Cliff: I can empathize with your disappointment. The good news is that many others like you are waking up to the fact that changing the people who operate such a broken system won't change the system itself, which has too much power. New people will just be corrupted by it.
I think I can understand the politicians' desire for more control over "national security". But people like the Kiwi prime minister are the same as people everywhere, who judge themselves by their intentions and judge others by their actions. It's inconceivable to them that they could possibly be the bad guys, simply because their intentions tell them "We're the good guys."
That's why it won't do any good to just change the people who operate the machinery of state. The machine itself is the problem. Real governance can only be provided by real government, not by a political state that can be sold to the highest bidder. That kind of crony corporatism doesn't govern any better in NZ than it does in the USA.
"But people like the Kiwi prime minister are the same as people everywhere, who judge themselves by their intentions and judge others by their actions. It's inconceivable to them that they could possibly be the bad guys, simply because their intentions tell them "We're the good guys.""
That is an incredibly valuable insight, I never thought of the 'double standard' of people's judgment like that. I can see it applies generally, but really has consequences when the individual is in a position of power.

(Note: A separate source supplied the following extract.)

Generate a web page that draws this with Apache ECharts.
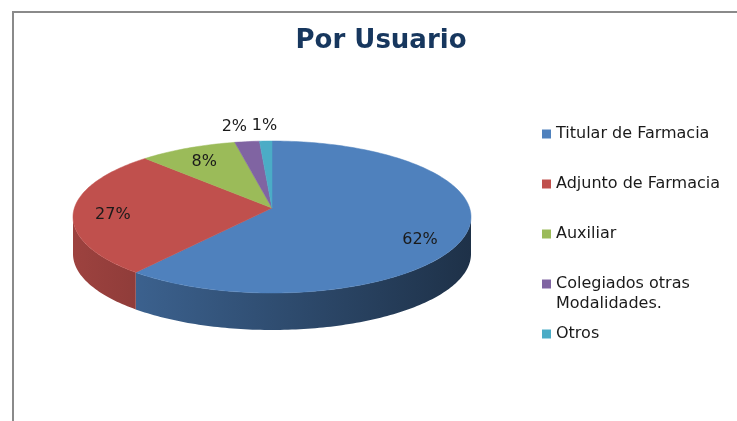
<!DOCTYPE html>
<html>
<head>
<meta charset="utf-8">
<script src="https://cdn.jsdelivr.net/npm/echarts@6/dist/echarts.min.js"></script>
<style>
html, body { margin: 0; padding: 0; background: #fff; }
#chart { width: 737px; height: 421px; }
</style>
</head>
<body>
<div id="chart"></div>
<script>
// datos
var categories = ['Titular de Farmacia', 'Adjunto de Farmacia', 'Auxiliar', 'Colegiados otras\nModalidades.', 'Otros'];
var values = [62, 27, 8, 2, 1];
var colors = ['#4f81bd', '#c0504d', '#9bbb59', '#8064a2', '#4bacc6'];

var total = values.reduce(function (s, v) { return s + v; }, 0);

// geometria de la tarta 3d (elipse + canto)
var cx = 272, cy = 217, rx = 199, ry = 76, depth = 37, lift = 9;

function shade(hex, k) {
    var n = parseInt(hex.slice(1), 16);
    var r = Math.round(((n >> 16) & 255) * k);
    var g = Math.round(((n >> 8) & 255) * k);
    var b = Math.round((n & 255) * k);
    return 'rgb(' + r + ',' + g + ',' + b + ')';
}
function rim(t, dy) {
    return [cx + rx * Math.sin(t), cy - ry * Math.cos(t) + dy];
}
function arc(a, b, dy) {
    var pts = [];
    var n = Math.max(2, Math.ceil((b - a) / 0.02));
    for (var i = 0; i <= n; i++) pts.push(rim(a + (b - a) * i / n, dy));
    return pts;
}

var start = 0;
var series = values.map(function (v, idx) {
    var s = start;
    start += v;
    return {
        type: 'custom',
        name: categories[idx],
        coordinateSystem: 'none',
        itemStyle: { color: colors[idx] },
        data: [[s, s + v]],
        renderItem: function (params, api) {
            var v0 = api.value(0), v1 = api.value(1);
            var a = v0 / total * 2 * Math.PI, b = v1 / total * 2 * Math.PI;
            var col = colors[idx];
            var children = [];
            // canto visible (mitad delantera)
            var sa = Math.max(a, Math.PI / 2), sb = Math.min(b, Math.PI * 1.5);
            if (sb > sa) {
                var side = arc(sa, sb, 0).concat(arc(sa, sb, depth).reverse());
                children.push({
                    type: 'polygon', z2: 1,
                    shape: { points: side },
                    style: {
                        fill: new echarts.graphic.LinearGradient(cx - rx, 0, cx + rx, 0, [
                            { offset: 0, color: shade(col, 0.82) },
                            { offset: 1, color: shade(col, 0.38) }
                        ], true),
                        stroke: null
                    }
                });
            }
            // cara superior
            var top = [[cx, cy - lift]].concat(arc(a, b, 0));
            children.push({
                type: 'polygon', z2: 5,
                shape: { points: top },
                style: { fill: col, stroke: col, lineWidth: 0.5 }
            });
            // etiqueta: dentro para porciones grandes, fuera para las pequeñas
            var m = (a + b) / 2;
            var frac = (v1 - v0) / total;
            var small = frac < 0.05;
            var r = small ? 1.2 : 0.8;
            var align = 'center';
            var lx = cx + rx * r * Math.sin(m);
            if (small && Math.sin(m) < -0.05) {
                align = 'right';
                lx = cx + rx * Math.sin(m);
            }
            children.push({
                type: 'text', z2: 10,
                x: lx,
                y: cy - ry * r * Math.cos(m),
                style: {
                    text: Math.round(frac * 100) + '%',
                    align: align, verticalAlign: 'middle',
                    fontFamily: 'DejaVu Sans', fontSize: 16,
                    fill: '#1a1a1a'
                }
            });
            return { type: 'group', children: children };
        }
    };
});

var myChart = echarts.init(document.getElementById('chart'));
var option = {
    animation: false,
    title: {
        text: 'Por Usuario',
        left: 381,
        top: 28,
        padding: 0,
        textAlign: 'center',
        textStyle: {
            fontFamily: 'DejaVu Sans',
            fontWeight: 'bold',
            fontSize: 26,
            color: '#17375e'
        }
    },
    legend: {
        orient: 'vertical',
        left: 542,
        top: 104,
        padding: 0,
        itemWidth: 9,
        itemHeight: 9,
        itemGap: -10,
        icon: 'rect',
        selectedMode: false,
        textStyle: {
            fontFamily: 'DejaVu Sans',
            fontSize: 16,
            color: '#1a1a1a',
            lineHeight: 60
        },
        data: categories.map(function (n) {
            return n.indexOf('\n') >= 0 ? { name: n, textStyle: { lineHeight: 20 } } : n;
        }),
        formatter: function (n) {
            return n.indexOf('\n') >= 0 ? '\n' + n : n;
        }
    },
    graphic: [{
        type: 'polyline',
        silent: true,
        shape: { points: [[13, 421], [13, 12], [737, 12]] },
        style: { stroke: '#8a8a8a', lineWidth: 2, fill: null }
    }],
    series: series
};
myChart.setOption(option);
</script>
</body>
</html>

Thanks, Vito. Now the question becomes how do you reach someone who is convinced that they can't be wrong.
I agree with your conclusion, 'the system' is a self sustaining juggernaut with no respect for individualism. We need a lot more people coming to this realization before there's any hope of fixing things…
I'm absolutely astounded that got passed at a time like this.
New Zealand is a member of the so-called "Five Eyes" group (with Australia, Canada, the UK and the US). Presumably this increase of data collection by New Zealand's GCSB also means increased sharing and mining of that same data by the other four 'intelligence partner' countries?
Wow.
Just goes to show how governments only want to control the peoples of a country. I am sure it is a sad day for all in New Zealand.